We’re encouraged to see Facebook’s interest in incorporating increased flexibility and contextualization as a tenet of a new content policy enforcement framework. The new enforcement rubric, however, is yet to be seen. This announcement, for all its merit, is only a hat tip to the fact that the current policy is lacking in nuance, therefore we look forward to engaging in constructive dialogue with the company advocate for a policy that ultimately decreases censorship and increases freedom of expression on the platform.

Furthermore, more transparency is necessary, whether content is moderated by humans or automated processes. The ‘black box’ nature of Facebook’s policies leave free expression advocates in the dark about the underlying enforcement procedures dictated by the company’s policy team. The more information Facebook releases on its enforcement policy, the better monitors can bring to light cases where content policies were erroneously enforced. Retraining content moderation teams will be necessary to ensure any new enforcement policy does not fall victim to the same shortcomings as its predecessor. Single events have the capacity to shape the course of history, and neither ‘human error’ or ‘technical glitches’ are an excuse for inadvertent censorship.

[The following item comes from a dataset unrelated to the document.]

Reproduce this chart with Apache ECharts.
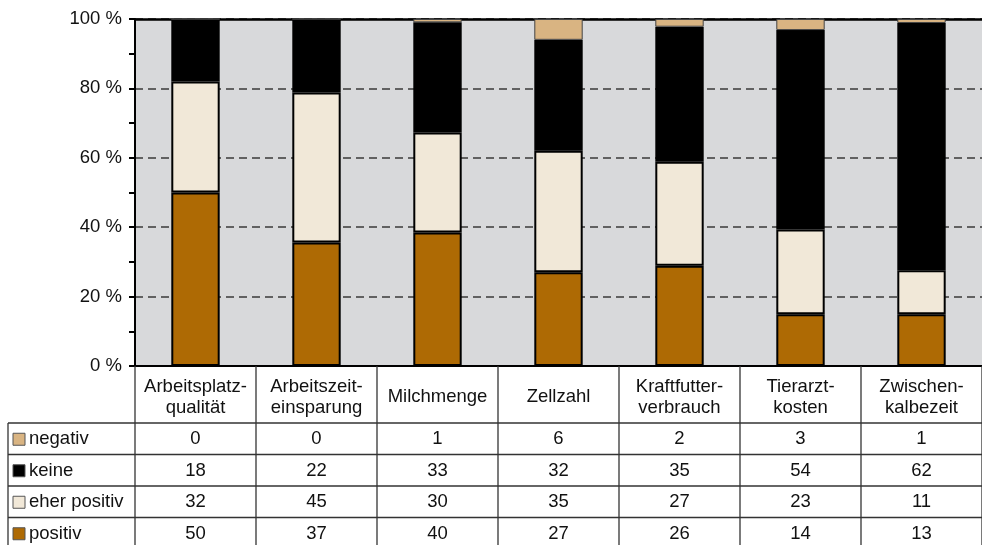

Here are some questions we have about Facebook’s latest announcement:

  • Does this announcement signal a change in policy or policy enforcement?

  • Will users have more control over how they report content?

  • How will these changes be made public through transparency reporting?

  • Will all users, Partners and politicians be held to the same standard?

  • How will users be able to appeal content removals in time sensitive situations?